I have walked through many lives
Some of them my own
And I am not who I was
Though some principle of being
Abides from which I struggle
Not to stray…
The thesis, then, might be this: “Learning, in the complex sense in which it happens in schools or the real world, is not a rational or disembodied process; neither is it a lonely one.”
The Q & A for this sessions was fascinating:
Q. What is the significance of the emotional connection’s impact on learning for thinking about the value of online education?
A: It doesn’t impact online learning negatively, because you can be powerfully moved by emotional stories even at a distance, by storytelling narrative, video and audio, even compelling visual images, providing you are already a skilled enough of a learner to connect and empathize.
Q: While it may be true that emotional affect influences much of how we think and learn, that emotional affect and impact can powerfully enhance learning, but that doesn’t mean that affect’s impact is optimal for thinking and learning, quite the opposite, don’t you agree. ?
A: No. You cannot separate the affect from the cognitive. What you need is people who can feel sensitively the emotions that matter in the situation and not let get in the way the emotions that don’t matter in the situation… there is affect in all cognition, but you need to regulate the affect that doesn’t matter to the decision but access the affect that does matter. Affect is so important to rationality. Affect is integral to all good rationality. But how to regulate it, how to manage it for the better, is the issue.
She closed with the message that all educators must understand and practice the rule that our role is to inspire– breath into, give emotional life to what we are teaching and what students are living. Inspiration is the key, it gives learners an impetus to do something meaningful and make sense of a cognition going on so you’ll use it for something.

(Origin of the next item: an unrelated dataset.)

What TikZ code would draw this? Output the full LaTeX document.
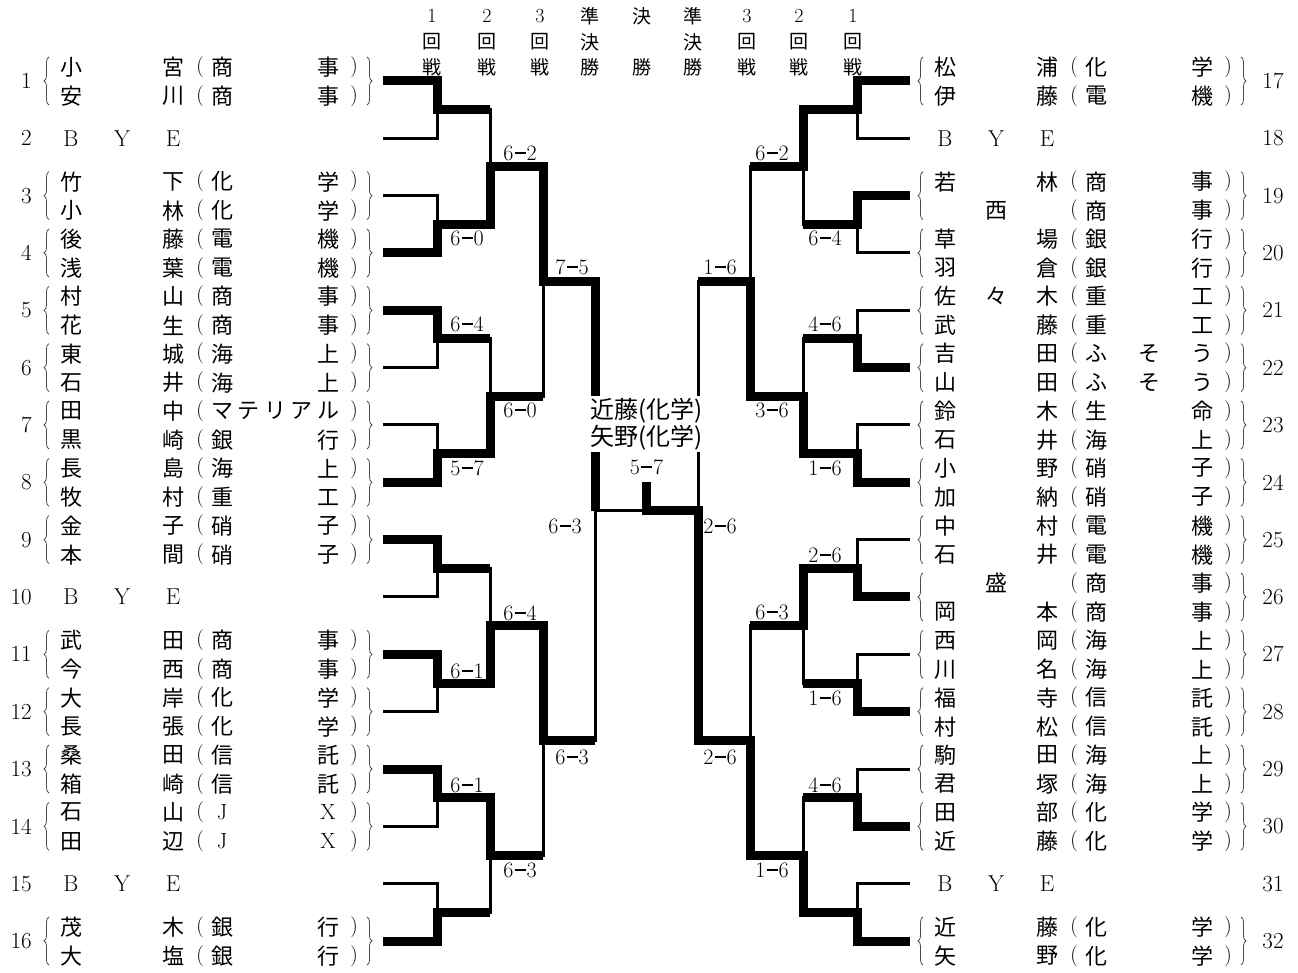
\documentclass[tikz,border=0pt]{standalone}
\usepackage{fontspec}
\newfontfamily\jp{Noto Sans CJK JP}
\usetikzlibrary{calc,decorations.pathreplacing}
\newcounter{nn}
\newcommand\nd[4][jtxt]{\stepcounter{nn}\node[#1] (n\arabic{nn}) at (#2,#3) {#4};}
\newcommand\team[7]{%
  \nd{71+#1}{#2}{#3}\nd{122+#1}{#2}{#4}\nd{173+#1}{#2}{#5}%
  \nd[paren]{200+#1}{#2}{(}\nd{222+#1}{#2}{#6}\nd{328+#1}{#2}{#7}\nd[paren]{354+#1}{#2}{)}}
\newcommand\slotset[2]{%
  \pgfmathsetmacro\yc{81+(#2-1)*57.333}%
  \pgfmathsetmacro\ya{\yc-14}\pgfmathsetmacro\yb{\yc+15}%
  \def\xo{#1}%
  \draw[brc] (49+#1,\yc+24) -- (49+#1,\yc-24);
  \draw[brc] (367+#1,\yc-24) -- (367+#1,\yc+24);}
\newcommand\rowa[5]{\team{\xo}{\ya}{#1}{#2}{#3}{#4}{#5}}
\newcommand\rowb[5]{\team{\xo}{\yb}{#1}{#2}{#3}{#4}{#5}}
\newcommand\bye[2]{\pgfmathsetmacro\yc{81+(#2-1)*57.333}%
  \nd[ltxt]{71+#1}{\yc}{B}\nd[ltxt]{122+#1}{\yc}{Y}\nd[ltxt]{173+#1}{\yc}{E}}
\newcommand\sco[2]{#1\kern1pt\rule[0.29em]{0.5em}{0.07em}\kern1pt#2}
\newcommand\hcol[4]{\nd[#2]{#1}{16}{#3}\nd[hdrj]{#1}{42}{#4}}
\tikzset{
 jtxt/.style={font=\jp\fontsize{22}{24}\selectfont, inner sep=0pt},
 paren/.style={font=\fontsize{21}{24}\selectfont, inner sep=0pt},
 ltxt/.style={font=\fontsize{23}{24}\selectfont, inner sep=0pt},
 hdrj/.style={font=\jp\fontsize{19}{20}\selectfont, inner sep=0pt},
 hdrl/.style={font=\fontsize{20}{20}\selectfont, inner sep=0pt},
 score/.style={font=\fontsize{22}{24}\selectfont, inner sep=0pt},
 thinln/.style={line width=3pt, line join=miter},
 thickln/.style={line width=9pt, line join=miter},
 brc/.style={decorate, decoration={brace, amplitude=5pt}, line width=0.8pt, draw=black!70},
 champ/.style={font=\jp\fontsize{24}{27}\selectfont, align=center, fill=white, inner xsep=1pt, inner ysep=2pt},
}
\begin{document}
\begin{tikzpicture}[x=1pt,y=-1pt]
\fill[white] (0,0) rectangle (1298,973);
\useasboundingbox (0,0) rectangle (1298,973);
% vertical positions of rounds
\coordinate (xL1) at (437,0); \coordinate (xL2) at (490,0);
\coordinate (xL3) at (543,0); \coordinate (xL4) at (595,0);
\coordinate (xR1) at (857,0); \coordinate (xR2) at (803,0);
\coordinate (xR3) at (750,0); \coordinate (xR4) at (698,0);
\foreach \i in {1,...,16}{
  \coordinate (sL\i) at (383,{81+(\i-1)*57.333});
  \coordinate (sR\i) at (910,{81+(\i-1)*57.333});
}
% thin bracket
\foreach \side in {L,R}{
  \foreach \k in {1,...,8}{
    \pgfmathtruncatemacro\a{2*\k-1}\pgfmathtruncatemacro\b{2*\k}
    \draw[thinln] (s\side\a) -- (s\side\a -| x\side1) -- (s\side\b -| x\side1) -- (s\side\b);
    \coordinate (j\side1\k) at ($(s\side\a -| x\side1)!0.5!(s\side\b -| x\side1)$);
  }
  \foreach \k in {1,...,4}{
    \pgfmathtruncatemacro\a{2*\k-1}\pgfmathtruncatemacro\b{2*\k}
    \draw[thinln] (j\side1\a) -- (j\side1\a -| x\side2) -- (j\side1\b -| x\side2) -- (j\side1\b);
    \coordinate (j\side2\k) at ($(j\side1\a -| x\side2)!0.5!(j\side1\b -| x\side2)$);
  }
  \foreach \k in {1,2}{
    \pgfmathtruncatemacro\a{2*\k-1}\pgfmathtruncatemacro\b{2*\k}
    \draw[thinln] (j\side2\a) -- (j\side2\a -| x\side3) -- (j\side2\b -| x\side3) -- (j\side2\b);
    \coordinate (j\side3\k) at ($(j\side2\a -| x\side3)!0.5!(j\side2\b -| x\side3)$);
  }
  \draw[thinln] (j\side31) -- (j\side31 -| x\side4) -- (j\side32 -| x\side4) -- (j\side32);
  \coordinate (j\side4) at ($(j\side31 -| x\side4)!0.5!(j\side32 -| x\side4)$);
}
\coordinate (jF) at ($(jL4)!0.5!(jR4)$);
\coordinate (fT) at ($(jF)+(0,-29)$);
\draw[thinln] (jL4) -- (jR4);
% winner paths, left
\draw[thickln] (sL1) -- (sL1 -| xL1) -- (jL11) -- (jL11 -| xL2);
\draw[thickln] (sL4) -- (sL4 -| xL1) -- (jL12) -- (jL12 -| xL2) -- (jL21) -- (jL21 -| xL3) -- (jL31) -- (jL31 -| xL4) -- (jL4);
\draw[thickln] (sL5) -- (sL5 -| xL1) -- (jL13) -- (jL13 -| xL2);
\draw[thickln] (sL8) -- (sL8 -| xL1) -- (jL14) -- (jL14 -| xL2) -- (jL22) -- (jL22 -| xL3);
\draw[thickln] (sL9) -- (sL9 -| xL1) -- (jL15) -- (jL15 -| xL2);
\draw[thickln] (sL11) -- (sL11 -| xL1) -- (jL16) -- (jL16 -| xL2) -- (jL23) -- (jL23 -| xL3) -- (jL32) -- (jL32 -| xL4);
\draw[thickln] (sL13) -- (sL13 -| xL1) -- (jL17) -- (jL17 -| xL2) -- (jL24) -- (jL24 -| xL3);
\draw[thickln] (sL16) -- (sL16 -| xL1) -- (jL18) -- (jL18 -| xL2);
% winner paths, right
\draw[thickln] (sR1) -- (sR1 -| xR1) -- (jR11) -- (jR11 -| xR2) -- (jR21) -- (jR21 -| xR3);
\draw[thickln] (sR3) -- (sR3 -| xR1) -- (jR12) -- (jR12 -| xR2);
\draw[thickln] (sR6) -- (sR6 -| xR1) -- (jR13) -- (jR13 -| xR2);
\draw[thickln] (sR8) -- (sR8 -| xR1) -- (jR14) -- (jR14 -| xR2) -- (jR22) -- (jR22 -| xR3) -- (jR31) -- (jR31 -| xR4);
\draw[thickln] (sR10) -- (sR10 -| xR1) -- (jR15) -- (jR15 -| xR2) -- (jR23) -- (jR23 -| xR3);
\draw[thickln] (sR12) -- (sR12 -| xR1) -- (jR16) -- (jR16 -| xR2);
\draw[thickln] (sR14) -- (sR14 -| xR1) -- (jR17) -- (jR17 -| xR2);
\draw[thickln] (sR16) -- (sR16 -| xR1) -- (jR18) -- (jR18 -| xR2) -- (jR24) -- (jR24 -| xR3) -- (jR32) -- (jR32 -| xR4) -- (jR4) -- (jF) -- (fT);
% champion
\node[champ] (champ) at (646.5,424) {近藤(化学)\\矢野(化学)};
% scores
\node[score] (sc1) at (520,153) {\sco{6}{2}};
\node[score] (sc2) at (467,238) {\sco{6}{0}};
\node[score] (sc3) at (572,267) {\sco{7}{5}};
\node[score] (sc4) at (467,324) {\sco{6}{4}};
\node[score] (sc5) at (520,410) {\sco{6}{0}};
\node[score] (sc6) at (467,468) {\sco{5}{7}};
\node[score] (sc7) at (565,526) {\sco{6}{3}};
\node[score] (sc8) at (646.5,467) {\sco{5}{7}};
\node[score] (sc9) at (520,613) {\sco{6}{4}};
\node[score] (sc10) at (467,671) {\sco{6}{1}};
\node[score] (sc11) at (572,757) {\sco{6}{3}};
\node[score] (sc12) at (467,785) {\sco{6}{1}};
\node[score] (sc13) at (520,870) {\sco{6}{3}};
\node[score] (sc14) at (772,153) {\sco{6}{2}};
\node[score] (sc15) at (825,238) {\sco{6}{4}};
\node[score] (sc16) at (720,267) {\sco{1}{6}};
\node[score] (sc17) at (825,324) {\sco{4}{6}};
\node[score] (sc18) at (772,410) {\sco{3}{6}};
\node[score] (sc19) at (825,468) {\sco{1}{6}};
\node[score] (sc20) at (720,526) {\sco{2}{6}};
\node[score] (sc21) at (825,555) {\sco{2}{6}};
\node[score] (sc22) at (772,612) {\sco{6}{3}};
\node[score] (sc23) at (825,698) {\sco{1}{6}};
\node[score] (sc24) at (720,757) {\sco{2}{6}};
\node[score] (sc25) at (825,785) {\sco{4}{6}};
\node[score] (sc26) at (772,870) {\sco{1}{6}};
% headers
\hcol{432}{hdrl}{1}{回}\nd[hdrj]{432}{67}{戦}
\hcol{487}{hdrl}{2}{回}\nd[hdrj]{487}{67}{戦}
\hcol{540}{hdrl}{3}{回}\nd[hdrj]{540}{67}{戦}
\hcol{590}{hdrj}{準}{決}\nd[hdrj]{590}{67}{勝}
\hcol{642}{hdrj}{決}{}\nd[hdrj]{642}{67}{勝}
\hcol{693}{hdrj}{準}{決}\nd[hdrj]{693}{67}{勝}
\hcol{747}{hdrl}{3}{回}\nd[hdrj]{747}{67}{戦}
\hcol{799}{hdrl}{2}{回}\nd[hdrj]{799}{67}{戦}
\hcol{853}{hdrl}{1}{回}\nd[hdrj]{853}{67}{戦}
% slot numbers
\foreach \i in {1,...,16}{
  \pgfmathsetmacro\yc{81+(\i-1)*57.333}\pgfmathtruncatemacro\j{\i+16}
  \node[ltxt,anchor=east] (numL\i) at (32,\yc) {\i};
  \node[ltxt] (numR\i) at (1273,\yc) {\j};
}
% left teams
\slotset{0}{1}\rowa{小}{}{宮}{商}{事}\rowb{安}{}{川}{商}{事}
\bye{0}{2}
\slotset{0}{3}\rowa{竹}{}{下}{化}{学}\rowb{小}{}{林}{化}{学}
\slotset{0}{4}\rowa{後}{}{藤}{電}{機}\rowb{浅}{}{葉}{電}{機}
\slotset{0}{5}\rowa{村}{}{山}{商}{事}\rowb{花}{}{生}{商}{事}
\slotset{0}{6}\rowa{東}{}{城}{海}{上}\rowb{石}{}{井}{海}{上}
\slotset{0}{7}\rowa{田}{}{中}{マ}{ル}\rowb{黒}{}{崎}{銀}{行}
\nd{248.5}{\ya}{テ}\nd{275}{\ya}{リ}\nd{301.5}{\ya}{ア}
\slotset{0}{8}\rowa{長}{}{島}{海}{上}\rowb{牧}{}{村}{重}{工}
\slotset{0}{9}\rowa{金}{}{子}{硝}{子}\rowb{本}{}{間}{硝}{子}
\bye{0}{10}
\slotset{0}{11}\rowa{武}{}{田}{商}{事}\rowb{今}{}{西}{商}{事}
\slotset{0}{12}\rowa{大}{}{岸}{化}{学}\rowb{長}{}{張}{化}{学}
\slotset{0}{13}\rowa{桑}{}{田}{信}{託}\rowb{箱}{}{崎}{信}{託}
\slotset{0}{14}\rowa{石}{}{山}{\rmfamily J}{\rmfamily X}\rowb{田}{}{辺}{\rmfamily J}{\rmfamily X}
\bye{0}{15}
\slotset{0}{16}\rowa{茂}{}{木}{銀}{行}\rowb{大}{}{塩}{銀}{行}
% right teams
\slotset{874}{1}\rowa{松}{}{浦}{化}{学}\rowb{伊}{}{藤}{電}{機}
\bye{874}{2}
\slotset{874}{3}\rowa{若}{}{林}{商}{事}\rowb{}{西}{}{商}{事}
\slotset{874}{4}\rowa{草}{}{場}{銀}{行}\rowb{羽}{}{倉}{銀}{行}
\slotset{874}{5}\rowa{佐}{々}{木}{重}{工}\rowb{武}{}{藤}{重}{工}
\slotset{874}{6}\rowa{吉}{}{田}{ふ}{う}\rowb{山}{}{田}{ふ}{う}
\nd{1149}{\ya}{そ}\nd{1149}{\yb}{そ}
\slotset{874}{7}\rowa{鈴}{}{木}{生}{命}\rowb{石}{}{井}{海}{上}
\slotset{874}{8}\rowa{小}{}{野}{硝}{子}\rowb{加}{}{納}{硝}{子}
\slotset{874}{9}\rowa{中}{}{村}{電}{機}\rowb{石}{}{井}{電}{機}
\slotset{874}{10}\rowa{}{盛}{}{商}{事}\rowb{岡}{}{本}{商}{事}
\slotset{874}{11}\rowa{西}{}{岡}{海}{上}\rowb{川}{}{名}{海}{上}
\slotset{874}{12}\rowa{福}{}{寺}{信}{託}\rowb{村}{}{松}{信}{託}
\slotset{874}{13}\rowa{駒}{}{田}{海}{上}\rowb{君}{}{塚}{海}{上}
\slotset{874}{14}\rowa{田}{}{部}{化}{学}\rowb{近}{}{藤}{化}{学}
\bye{874}{15}
\slotset{874}{16}\rowa{近}{}{藤}{化}{学}\rowb{矢}{}{野}{化}{学}
\end{tikzpicture}
\end{document}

Eric Hoover at the Chron of Higher Ed summarizes Immordino-Yang’s message this way:
Logical-reasoning skills and factual knowledge are only so valuable on their own. Students also need an “emotional rudder”—an ability to transfer skills and knowledge to real-world situations—to succeed. “Simply having the knowledge,” they wrote, “does not imply that a student will be able to use it advantageously.”
If that’s true, then colleges annually accrue an abundance of input variables that may have little bearing on the long-term outcomes their marketing materials and mission statements so often describe.
The implications for K-12 educators while significant are hardly novel. Recognizing and emphasizing social-emotional dimensions of learning is a principle practice for most of us in the way we teach, but not nearly so much, I believe, in the way we assess– evaluate the progress of our learners, or evaluate the potential for prospective students in the work of admissions. But now, there are increasingly available tools for this, as I will share in some subsequent posts.
January 21, 2013 at 8:37 am
Some years ago, probably at least 10, I recall the Director of Admissions at Stanford talking about how they put together a Freshman class when almost all the applicants had excellent grade point averages, sterling records of accomplishment and achievement, highly motivated, etc. etc. etc. And here’s what I remember. They were looking for entreprenurial kids who had taken intelligent and creative risks, kids who displayed a continuing and deepening curiosity about the world and kids who had talents that went far beyond the classroom, athletics, and the arts. It wasn’t that those things weren’t important, it’s just that those were baseline characteristics that they all had and Stanford wanted the kid who really knew what it meant and felt like to be out of the box.